Some India beer was sold at auction before 1839 in London (Zythophile gives good information on this in his website). But this doesn’t mean this foundering event did not occur and have some influence. The detail given by Meunier and his asserted background in the beer business suggests to me there is something behind the story. I wonder if there is some way to find out what the full cargo was of The Crusader and what happened to it. I found also the date of the foundering, January 8, 1839. There had been a terrible storm in the area, a hurricane, and numerous ships foundered or were lost. …. “.
Meunier’s account of 1870 (my references to 1871 were a typo), is here, and for the second link, and details of the Crusader and Captain Wickman, see here.

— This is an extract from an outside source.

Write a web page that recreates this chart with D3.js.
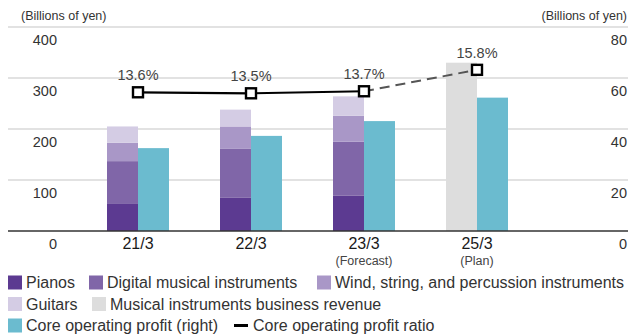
<!DOCTYPE html>
<html>
<head>
<meta charset="utf-8">
<script src="https://cdn.jsdelivr.net/npm/d3@7/dist/d3.min.js"></script>
<style>
  html, body { margin: 0; padding: 0; background: #fff; }
  svg { display: block; font-family: "Liberation Sans", Arial, sans-serif; }
</style>
</head>
<body>
<svg id="chart" width="630" height="336"></svg>
<script>
// ---- Data ----
const categories = ["21/3", "22/3", "23/3", "25/3"];
const subLabels = ["", "", "(Forecast)", "(Plan)"];
const pianos = [53, 65, 69, null];
const digital = [84, 96, 106, null];
const wind = [36, 44, 51, null];
const guitars = [32, 33, 38, null];
const businessRevenue = [null, null, null, 330];
const coreProfit = [32.5, 37.3, 43.1, 52.3];      // right axis
const profitRatio = [13.6, 13.5, 13.7, 15.8];      // %
const leftTicks = [0, 100, 200, 300, 400];
const rightTicks = [0, 20, 40, 60, 80];

const colors = {
  pianos: "#5c3a91",
  digital: "#8066a8",
  wind: "#a997c7",
  guitars: "#d4cce4",
  revenue: "#dddddd",
  profit: "#6bbbcf"
};

const svg = d3.select("#chart");
const plotBase = 231, plotTop = 27;

const y = d3.scaleLinear().domain([0, 400]).range([plotBase, plotTop]);
const yR = d3.scaleLinear().domain([0, 80]).range([plotBase, plotTop]);
const yP = d3.scaleLinear().domain([0, 20]).range([plotBase, plotTop]);
const x = d3.scaleBand().domain(categories).range([81.5, 533.5]);
const inner = d3.scaleBand().domain(["rev", "profit"]).range([-31, 31]);
const cx = c => x(c) + x.bandwidth() / 2;

// ---- Gridlines ----
svg.append("g").selectAll("line").data(leftTicks.filter(t => t > 0)).join("line")
  .attr("x1", 8).attr("x2", 628)
  .attr("y1", d => y(d)).attr("y2", d => y(d))
  .attr("stroke", "#d9d9d9").attr("stroke-width", 1.5);

// ---- Stacked bars ----
const stackKeys = ["pianos", "digital", "wind", "guitars"];
const stackData = categories.map((c, i) => ({
  cat: c, pianos: pianos[i] || 0, digital: digital[i] || 0, wind: wind[i] || 0, guitars: guitars[i] || 0
}));
const series = d3.stack().keys(stackKeys)(stackData);
svg.append("g").selectAll("g").data(series).join("g")
  .attr("fill", s => colors[s.key])
  .selectAll("rect").data(s => s.filter(d => d[1] > d[0])).join("rect")
  .attr("x", d => cx(d.data.cat) + inner("rev"))
  .attr("width", inner.bandwidth())
  .attr("y", d => y(d[1]))
  .attr("height", d => y(d[0]) - y(d[1]));

// business revenue (plan)
svg.append("g").selectAll("rect")
  .data(categories.map((c, i) => ({ c, v: businessRevenue[i] })).filter(d => d.v != null))
  .join("rect")
  .attr("fill", colors.revenue)
  .attr("x", d => cx(d.c) + inner("rev"))
  .attr("width", inner.bandwidth())
  .attr("y", d => y(d.v))
  .attr("height", d => plotBase - y(d.v));

// core operating profit (right axis)
svg.append("g").selectAll("rect")
  .data(categories.map((c, i) => ({ c, v: coreProfit[i] })))
  .join("rect")
  .attr("fill", colors.profit)
  .attr("x", d => cx(d.c) + inner("profit"))
  .attr("width", inner.bandwidth())
  .attr("y", d => yR(d.v))
  .attr("height", d => plotBase - yR(d.v));

// ---- Baseline ----
svg.append("line").attr("x1", 8).attr("x2", 628).attr("y1", plotBase).attr("y2", plotBase)
  .attr("stroke", "#333").attr("stroke-width", 1.5);

// ---- Axes ----
const leftAxis = svg.append("g").attr("transform", "translate(57,12.5)")
  .call(d3.axisLeft(y).tickValues(leftTicks).tickSize(0).tickPadding(0));
const rightAxis = svg.append("g").attr("transform", "translate(627,12.5)")
  .call(d3.axisLeft(yR).tickValues(rightTicks).tickSize(0).tickPadding(0));
[leftAxis, rightAxis].forEach(a => {
  a.select(".domain").remove();
  a.selectAll("text").attr("font-size", 14.5).attr("fill", "#333")
    .attr("font-family", "'Liberation Sans', Arial, sans-serif");
});

svg.append("text").attr("x", 21).attr("y", 19.5).attr("font-size", 12.5).attr("fill", "#333")
  .text("(Billions of yen)");
svg.append("text").attr("x", 627).attr("y", 19.5).attr("font-size", 12.5).attr("fill", "#333")
  .attr("text-anchor", "end").text("(Billions of yen)");

// x labels
const xAxis = svg.append("g").attr("transform", `translate(0,${plotBase})`)
  .call(d3.axisBottom(x).tickSize(0).tickPadding(0));
xAxis.select(".domain").remove();
xAxis.selectAll("text").attr("font-size", 16).attr("fill", "#1a1a1a")
  .attr("font-family", "'Liberation Sans', Arial, sans-serif")
  .attr("dy", 0).attr("y", 18);
svg.append("g").selectAll("text").data(categories.map((c, i) => ({ c, s: subLabels[i] })))
  .join("text")
  .attr("x", d => cx(d.c)).attr("y", plotBase + 34)
  .attr("text-anchor", "middle").attr("font-size", 12.5).attr("fill", "#444")
  .text(d => d.s);

// ---- Ratio line ----
const pts = categories.map((c, i) => ({ c, v: profitRatio[i] }));
const line = d3.line().x(d => cx(d.c)).y(d => yP(d.v));
svg.append("path").datum(pts.slice(0, 3)).attr("d", line)
  .attr("fill", "none").attr("stroke", "#000").attr("stroke-width", 2.2);
svg.append("path").datum(pts.slice(2)).attr("d", line)
  .attr("fill", "none").attr("stroke", "#555").attr("stroke-width", 2)
  .attr("stroke-dasharray", "10,6");
svg.append("g").selectAll("rect").data(pts).join("rect")
  .attr("x", d => cx(d.c) - 5).attr("y", d => yP(d.v) - 5)
  .attr("width", 10).attr("height", 10)
  .attr("fill", "#fff").attr("stroke", "#000").attr("stroke-width", 2.4);
svg.append("g").selectAll("text").data(pts).join("text")
  .attr("x", d => cx(d.c)).attr("y", d => yP(d.v) - 12)
  .attr("text-anchor", "middle").attr("font-size", 14.5).attr("fill", "#444")
  .text(d => d.v.toFixed(1) + "%");

// ---- Legend ----
const legendItems = [
  { label: "Pianos", color: colors.pianos, type: "box", x: 8, row: 0 },
  { label: "Digital musical instruments", color: colors.digital, type: "box", x: 89, row: 0 },
  { label: "Wind, string, and percussion instruments", color: colors.wind, type: "box", x: 317, row: 0 },
  { label: "Guitars", color: colors.guitars, type: "box", x: 8, row: 1 },
  { label: "Musical instruments business revenue", color: colors.revenue, type: "box", x: 92, row: 1 },
  { label: "Core operating profit (right)", color: colors.profit, type: "box", x: 8, row: 2 },
  { label: "Core operating profit ratio", color: "#000", type: "line", x: 234, row: 2 }
];
const rowY = [282.5, 304, 325.5];
const lg = svg.append("g").selectAll("g").data(legendItems).join("g")
  .attr("transform", d => `translate(${d.x},${rowY[d.row]})`);
lg.filter(d => d.type === "box").append("rect")
  .attr("x", 0).attr("y", -7).attr("width", 14).attr("height", 14).attr("fill", d => d.color);
lg.filter(d => d.type === "line").append("rect")
  .attr("x", 0).attr("y", -1.5).attr("width", 14).attr("height", 3).attr("fill", d => d.color);
lg.append("text").attr("x", d => d.type === "line" ? 19 : 18).attr("y", 0).attr("dy", "0.35em")
  .attr("font-size", 16).attr("fill", "#333").text(d => d.label);
</script>
</body>
</html>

As I stated, I couldn’t find any evidence the ship carried beer or beer was sold in Liverpool from its salvage, and had to leave the matter at that.
As my comment also shows, I still felt there might be something to Meunier’s story. When you live, as I do, by a body of great water used, now or formerly, for navigation, you know that hundreds if not thousands of boats came to grief in the days weather could not be accurately gauged. Along the Great Lakes in certain areas, e.g., off parts of Prince Edward County, Ontario, hundreds of wrecks lie in waters offshore.
Beer was a common cargo from England out to the Indies and other distant parts in the mid-1800’s. It seemed likely to me casks of beer were probably not an infrequent salvage item sold in local towns to help offset the insurance underwriters’ payout. It makes sense that quick local sale was a recourse. The beer would have sometimes been damaged by seawater, for example: that and other practicalities would have suggested a “fire sale” to off-load the goods, so to speak.
Nonetheless, I could not establish that the Crusader actually had carried any beer, so to me at that time, the story of Meunier seemed either a dead end or at worst, a tall tale, another romantic account to add to Molyneux’.
Recently however, Zythophile, English beer writer Martyn Cornell, discovered that the Crusader did carry a beer cargo, and not just that, of ale from Burton bound for India, and that casks of it were sold in Liverpool pursuant to public sale. His detailed account is here.
And so, Molyneux, and Meunier, were right about a sea wreck off the English coast and sale of beer in Liverpool as salvage even though the former got the date wrong. He wrote that the wreck occurred in 1827 when, in fact, it occurred in 1839. The mid-1820s was a time when a theory of domestic introduction of IPA by a sale of salvage made more sense than for 1839. More sense because IPA was already being sold in London and elsewhere in England – even Liverpool – for years before 1839, as researchers have found, see e.g. Alan Pryor’s account, at pp 13-17.
In 1827 though, India Pale Ale was virtually unknown in English domestic commerce. I am starting to think that Molyneux gilded the lily to make his account of India Pale Ale more attractive. Perhaps Meunier’s account in 1870 was a mild correcting of the record as, in his supposed corroboration (and extending) of the foundation story for IPA in England, he employs the qualifying words, “I believe”, showing doubt whether the Crusader was really responsible for introducing India Pale Ale to the English beer market.
It’s nice to know anyway that my thinking of six years back was on the right track, albeit I didn’t find a key part of the puzzle.
The Crusader, while it never completed its last voyage, nonetheless finally sailed into another kind of port: that of English beer history.
*Note added April 3, 2018: My later research suggests Hodgson’s beer was likely considerably stronger than 6% abv. See here.